The Mother’s Day report released by the U.S. Congress Joint Economic Committee (JEC) found that nationally, women earn 82 cents for every dollar earned by men and that the persistent gender pay gap hurts families and weakens the economy. Additionally, the report shows that mothers’ earnings play a large role in supporting families, finding that two-thirds of mothers work outside the home and one in three working mothers is the only income earner in her family.
The report includes several key findings for Connecticut:
• In Connecticut the median weekly wage for a woman working full-time is $897; For men it is $1,153.
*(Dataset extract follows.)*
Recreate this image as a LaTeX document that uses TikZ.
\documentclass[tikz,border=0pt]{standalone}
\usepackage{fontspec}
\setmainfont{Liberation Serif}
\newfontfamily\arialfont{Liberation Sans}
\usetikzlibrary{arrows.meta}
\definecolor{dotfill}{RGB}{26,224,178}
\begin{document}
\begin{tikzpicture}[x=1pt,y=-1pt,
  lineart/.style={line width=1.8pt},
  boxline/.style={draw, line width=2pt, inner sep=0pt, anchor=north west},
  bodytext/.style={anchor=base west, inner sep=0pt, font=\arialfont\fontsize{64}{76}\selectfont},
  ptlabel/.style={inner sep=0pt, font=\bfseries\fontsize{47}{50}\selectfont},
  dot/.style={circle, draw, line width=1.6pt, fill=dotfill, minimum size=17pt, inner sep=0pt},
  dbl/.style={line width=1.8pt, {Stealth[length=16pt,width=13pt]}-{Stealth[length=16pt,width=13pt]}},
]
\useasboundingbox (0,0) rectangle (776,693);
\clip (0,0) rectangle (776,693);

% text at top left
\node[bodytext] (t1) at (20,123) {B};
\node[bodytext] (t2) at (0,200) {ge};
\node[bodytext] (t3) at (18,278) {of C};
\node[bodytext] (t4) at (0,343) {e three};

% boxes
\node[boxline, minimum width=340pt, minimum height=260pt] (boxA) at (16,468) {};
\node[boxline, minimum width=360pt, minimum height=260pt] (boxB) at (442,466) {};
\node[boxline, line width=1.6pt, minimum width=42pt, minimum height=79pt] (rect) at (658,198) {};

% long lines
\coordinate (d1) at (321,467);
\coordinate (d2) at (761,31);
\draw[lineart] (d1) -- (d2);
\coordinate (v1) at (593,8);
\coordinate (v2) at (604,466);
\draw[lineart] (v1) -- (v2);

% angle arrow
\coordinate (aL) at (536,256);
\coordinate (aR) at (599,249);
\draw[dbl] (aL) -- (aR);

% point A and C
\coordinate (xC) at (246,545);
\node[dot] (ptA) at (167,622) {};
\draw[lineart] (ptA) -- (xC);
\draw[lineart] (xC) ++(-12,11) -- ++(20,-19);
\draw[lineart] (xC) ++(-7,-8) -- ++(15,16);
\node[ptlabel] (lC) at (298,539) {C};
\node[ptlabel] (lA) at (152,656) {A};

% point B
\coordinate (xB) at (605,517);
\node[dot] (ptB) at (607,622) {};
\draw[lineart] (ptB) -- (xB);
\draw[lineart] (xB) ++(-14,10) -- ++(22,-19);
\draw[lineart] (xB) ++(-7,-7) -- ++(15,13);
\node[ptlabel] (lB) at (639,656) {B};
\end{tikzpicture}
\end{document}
• The report finds that Connecticut women earn 77.8 cents for every dollar a man earns – a gender pay gap of 22.2%
• 35% of married, employed mothers in Connecticut are their families’ primary wage earners
Blumenthal is a co-sponsor of S.797, the Paycheck Fairness Act. The bill would amend the Equal Pay Act of 1963 to strengthen remedies for pay discrimination available to women and close loopholes, providing employers with a stronger incentive to follow the law. Additionally, the bill would create a new grant program through the U.S. Department of Labor to help improve the negotiation skills of girls and women. When the Paycheck Fairness Act was brought for a vote in 2010, Republicans filibustered, preventing the bill from moving forward.